Novel Approaches for Determining the Occurrence, Biogeochemical Cycling, and Biological Exposure of Phthalate Esters in Urbanized Marine SettingsEPA Grant Number: F07E20888
Title: Novel Approaches for Determining the Occurrence, Biogeochemical Cycling, and Biological Exposure of Phthalate Esters in Urbanized Marine Settings
Investigators: Ellefson, Anne Cooper
Institution: The State University of New York at Stony Brook
EPA Project Officer: Lee, Sonja
Project Period: January 1, 2007 through January 1, 2010
RFA: STAR Graduate Fellowships (2007) RFA Text | Recipients Lists
Research Category: Academic Fellowships , Fellowship - Oceanography , Aquatic Ecology and Ecosystems
Phthalate di-esters are commonly used plasticizers that have recently been found to affect endocrine systems in wildlife and humans. Their presence in humans and the environment has been hard to monitor due to contamination during analysis from laboratory air, solvents, and other supplies. A method to assess mammalian exposure to phthalates which largely avoids this contamination has been developed that relies on determining relatively persistent metabolites of phthalate di-esters (mono-esters and their oxidation products). This method will be utilized to learn more about the distributions, sources, and fate of phthalate di-esters and their metabolites in surface waters and sediments. In addition, it will be determined if this method can be used to understand exposure of aquatic organisms collected in areas most contaminated by phthalates.
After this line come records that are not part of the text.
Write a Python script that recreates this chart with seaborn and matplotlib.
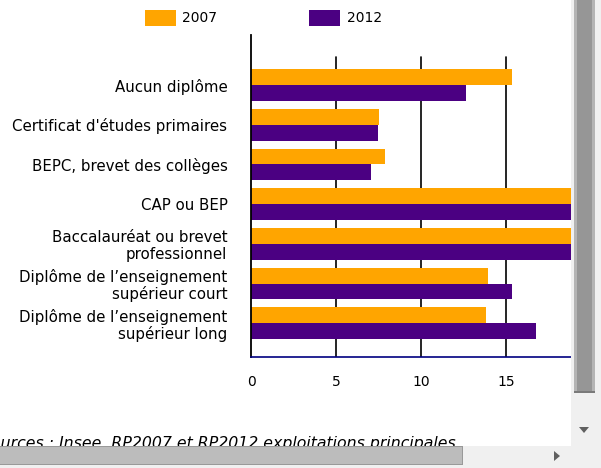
import pandas as pd
import numpy as np
import matplotlib
matplotlib.use("Agg")
import matplotlib.pyplot as plt
from matplotlib.patches import Patch, Rectangle, Polygon
import seaborn as sns

# categories and values (clipped ones on the right are estimates)
categories = [
    "Aucun diplôme",
    "Certificat d'études primaires",
    "BEPC, brevet des collèges",
    "CAP ou BEP",
    "Baccalauréat ou brevet\nprofessionnel",
    "Diplôme de l\u2019enseignement\nsupérieur court",
    "Diplôme de l\u2019enseignement\nsupérieur long",
]
years = ["2007", "2012"]
values_2007 = [15.35, 7.55, 7.9, 19.6, 19.4, 13.95, 13.85]
values_2012 = [12.65, 7.45, 7.05, 19.8, 19.6, 15.35, 16.75]
xticks = [0, 5, 10, 15]
colors = {"2007": "#FFA500", "2012": "#4B0082"}

df = pd.DataFrame({
    "categorie": categories * 2,
    "annee": ["2007"] * len(categories) + ["2012"] * len(categories),
    "valeur": values_2007 + values_2012,
})

sns.set_style("white")
plt.rcParams["font.family"] = ["DejaVu Sans"]
plt.rcParams["text.color"] = "black"
plt.rcParams["xtick.color"] = "black"
plt.rcParams["ytick.color"] = "black"

fig = plt.figure(figsize=(6.01, 4.68), dpi=100)
W, H = 601, 468
ax = fig.add_axes([251 / W, (H - 357) / H, 320 / W, 322 / H])

sns.barplot(data=df, y="categorie", x="valeur", hue="annee", order=categories,
            hue_order=years, palette=colors, orient="h", width=0.8,
            saturation=1, linewidth=0, ax=ax, legend=False)

ax.set_xlim(0, 18.82)
ax.set_ylim(6.85, -1.26)
ax.set_xlabel("")
ax.set_ylabel("")
ax.set_xticks(xticks)
ax.set_xticklabels([str(t) for t in xticks], fontsize=10)
ax.tick_params(axis="x", length=7, width=1, color="black", pad=6)
ax.tick_params(axis="y", length=0, pad=17, labelsize=10.8)
for lbl in ax.get_yticklabels():
    lbl.set_linespacing(1.1)
    lbl.set_horizontalalignment("right")
    lbl.set_multialignment("right")

for t in xticks[1:]:
    ax.axvline(t, ymin=0, ymax=(357 - 57) / 322, color="black", lw=1.2, zorder=0)

for s in ["top", "right"]:
    ax.spines[s].set_visible(False)
ax.spines["left"].set_color("black")
ax.spines["left"].set_linewidth(1.3)
ax.spines["bottom"].set_color("#000080")
ax.spines["bottom"].set_linewidth(1.2)

handles = [Patch(facecolor=colors[y], edgecolor="none") for y in years]
fig.legend(handles, years, loc="upper left", bbox_to_anchor=(139 / W, 1 - 4 / H),
           ncol=2, frameon=False, fontsize=10, handlelength=2.23, handleheight=1.44,
           handletextpad=0.5, columnspacing=6.6, borderaxespad=0)

# source line, partly hidden behind the horizontal scrollbar like in the page
fig.text(-19 / W, 1 - 448 / H, "Sources : Insee, RP2007 et RP2012 exploitations principales",
         fontsize=11.3, style="italic", ha="left", va="baseline")

# browser scrollbars
def rect(x0, y0, x1, y1, color, z=20):
    fig.add_artist(Rectangle((x0 / W, 1 - y1 / H), (x1 - x0) / W, (y1 - y0) / H,
                             transform=fig.transFigure, facecolor=color,
                             edgecolor="none", zorder=z))

rect(571, 0, 601, 446, "#f0f0f0")
rect(574, 0, 595, 393, "#b4b4b4", 21)
rect(577, 0, 592, 392, "#969696", 22)
rect(574, 391, 595, 393, "#7a7a7a", 22)
rect(0, 446, 601, 468, "#f0f0f0")
rect(0, 446, 463, 465, "#999999", 21)
rect(0, 447, 462, 464, "#bcbcbc", 22)
fig.add_artist(Polygon([(579 / W, 1 - 427 / H), (589 / W, 1 - 427 / H), (584 / W, 1 - 433 / H)],
                       closed=True, transform=fig.transFigure, facecolor="#606060",
                       edgecolor="none", zorder=23))
fig.add_artist(Polygon([(554 / W, 1 - 451 / H), (554 / W, 1 - 461 / H), (560 / W, 1 - 456 / H)],
                       closed=True, transform=fig.transFigure, facecolor="#606060",
                       edgecolor="none", zorder=23))

fig.savefig("out.png", dpi=100)
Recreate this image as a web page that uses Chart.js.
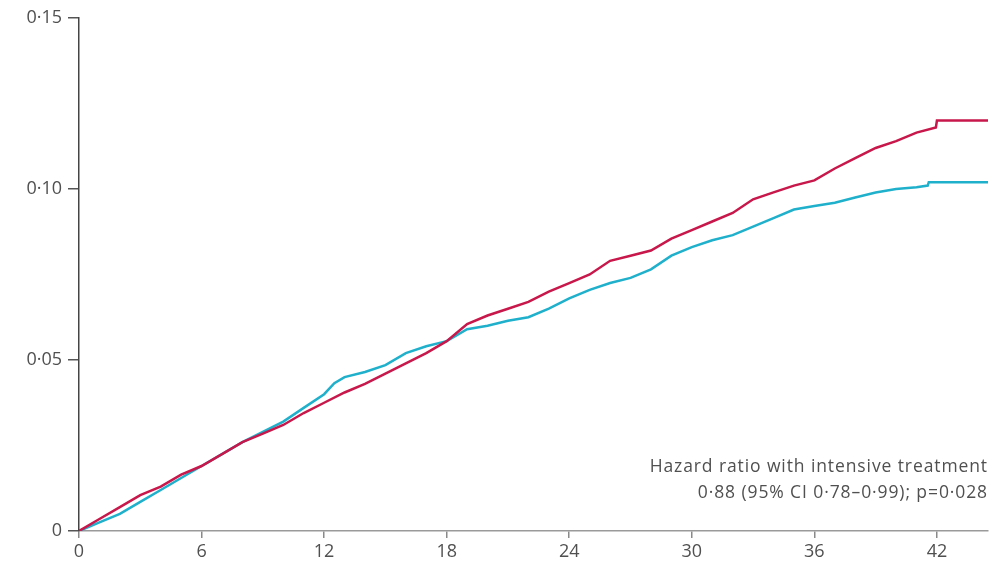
<!DOCTYPE html>
<html>
<head>
<meta charset="utf-8">
<script src="https://cdn.jsdelivr.net/npm/chart.js@4.4.1/dist/chart.umd.min.js"></script>
<style>
  html, body { margin: 0; padding: 0; background: #ffffff; }
  #wrap { position: relative; width: 1005px; height: 566px; }
</style>
</head>
<body>
<div id="wrap"><canvas id="c" width="1005" height="566"></canvas></div>
<script>
// ---- data ----
const xTicks = [0, 6, 12, 18, 24, 30, 36, 42];
const yTicks = [0, 0.05, 0.10, 0.15];

const redMonths = [0,1,2,3,4,5,6,7,8,9,10,11,12,13,14,15,16,17,18,19,20,21,22,23,24,25,26,27,28,29,30,31,32,33,34,35,36,37,38,39,40,41,41.95,42,44.5];
const redValues = [0,0.0035,0.007,0.0105,0.013,0.0165,0.019,0.0225,0.026,0.0285,0.031,0.0345,0.0375,0.0405,0.043,0.046,0.049,0.052,0.0555,0.0605,0.063,0.065,0.067,0.070,0.0725,0.075,0.079,0.0805,0.082,0.0855,0.088,0.0905,0.093,0.097,0.099,0.101,0.1025,0.106,0.109,0.112,0.114,0.1165,0.118,0.120,0.120];

const cyanMonths = [0,1,2,3,4,5,6,7,8,9,10,11,12,12.5,13,14,15,16,17,18,19,20,21,22,23,24,25,26,27,28,29,30,31,32,33,34,35,36,37,38,39,40,41,41.55,41.6,44.5];
const cyanValues = [0,0.0025,0.005,0.0085,0.012,0.0155,0.019,0.0225,0.026,0.029,0.032,0.036,0.040,0.0432,0.045,0.0465,0.0485,0.052,0.054,0.0555,0.059,0.060,0.0615,0.0625,0.065,0.068,0.0705,0.0725,0.074,0.0765,0.0805,0.083,0.085,0.0865,0.089,0.0915,0.094,0.095,0.096,0.0975,0.099,0.100,0.1005,0.101,0.102,0.102];

const annotationLines = ["Hazard ratio with intensive treatment", "0\u00b788 (95% CI 0\u00b778\u20130\u00b799); p=0\u00b7028"];

const FONT = "'Open Sans', Lato, 'DejaVu Sans', sans-serif";
const TEXT_COLOR = '#505050';

function pts(xs, ys) { return xs.map((x, i) => ({ x: x, y: ys[i] })); }
function fmt(v) {
  if (Math.abs(v) < 1e-9) return '0';
  return v.toFixed(2).replace('.', '\u00b7');
}

const annotationPlugin = {
  id: 'annot',
  afterDraw(chart) {
    const ctx = chart.ctx;
    const area = chart.chartArea;
    ctx.save();
    ctx.font = '17.5px ' + FONT;
    if ('letterSpacing' in ctx) ctx.letterSpacing = '0.9px';
    ctx.fillStyle = TEXT_COLOR;
    ctx.textAlign = 'right';
    ctx.textBaseline = 'middle';
    ctx.fillText(annotationLines[0], area.right, 467);
    ctx.fillText(annotationLines[1], area.right, 493);
    ctx.restore();
  }
};

new Chart(document.getElementById('c'), {
  type: 'line',
  data: {
    datasets: [
      { label: 'Standard', data: pts(redMonths, redValues), borderColor: '#c8174a', borderWidth: 2.5, pointRadius: 0, tension: 0, fill: false },
      { label: 'Intensive', data: pts(cyanMonths, cyanValues), borderColor: '#1fb0cc', borderWidth: 2.5, pointRadius: 0, tension: 0, fill: false }
    ]
  },
  options: {
    responsive: false,
    devicePixelRatio: 1,
    animation: false,
    layout: { padding: { left: 0, right: 17, top: 18, bottom: 0 } },
    plugins: { legend: { display: false }, tooltip: { enabled: false } },
    scales: {
      x: {
        type: 'linear',
        min: 0,
        max: 44.5,
        afterFit(s) { s.height = 35; },
        afterBuildTicks(s) { s.ticks = xTicks.map(v => ({ value: v })); },
        ticks: { includeBounds: false, padding: 3, color: TEXT_COLOR, font: { family: FONT, size: 18 }, maxRotation: 0, autoSkip: false },
        grid: { display: true, drawOnChartArea: false, drawTicks: true, tickLength: 7, color: '#8a8a8a', lineWidth: 1.5 },
        border: { display: true, color: '#9a9a9a', width: 1.5 }
      },
      y: {
        type: 'linear',
        min: 0,
        max: 0.15,
        afterFit(s) { s.width = 79; },
        afterBuildTicks(s) { s.ticks = yTicks.map(v => ({ value: v })); },
        ticks: { includeBounds: false, padding: 6, color: TEXT_COLOR, font: { family: FONT, size: 18 }, callback: (v) => fmt(v) },
        grid: { display: true, drawOnChartArea: false, drawTicks: true, tickLength: 11, color: '#555555', lineWidth: 1.5 },
        border: { display: true, color: '#444444', width: 1.5 }
      }
    }
  },
  plugins: [annotationPlugin]
});
</script>
</body>
</html>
Phthalate mono-esters are also products of microbial transformation of phthalate di-esters, so it is hypothesized that they will be useful indicators of phthalate di-ester inputs and/or distributions in surface waters and sediments. To address this hypothesis, existing methods for measuring phthalate mono-esters in body fluids will be adapted for use in water as well as sediments. Method development will be aided through collaborations with Center for Disease Control investigators who developed the approach. A method for phthalate di-ester analysis will be developed that minimizes blanks as much as possible for comparison to mono-ester analyses. This will involve extractions performed in the field as well as a reduction of extraction and clean up steps. These methods will be used to determine the distribution of phthalate di- and mono-esters in samples throughout the urbanized NY/NJ harbor complex to assess likely sources and fates of the phthalate esters and their metabolites. The relationship between di-ester and mono-ester abundance will be determined in wastewater, surface water and sediments. Mono-ester levels will be measured in serum and tissues of different species and compared to levels in water, diet, and sediments as measures of possible exposure.
These results are expected to enable a better understanding of the distribution of phthalate di- and mono-esters in urban estuaries. Sampling in areas with different contaminant source inputs will enable determination of the sources and sinks of phthalate di- and mono-esters. The input from sewage treatment plants is expected to be the major source. It will be of interest to compare serum levels of phthalate metabolites in marine vertebrates to those that cause effects in mammals. These results will be used to determine if mono-ester analysis can provide useful understandings of phthalate di-ester sources and fates in receiving waters.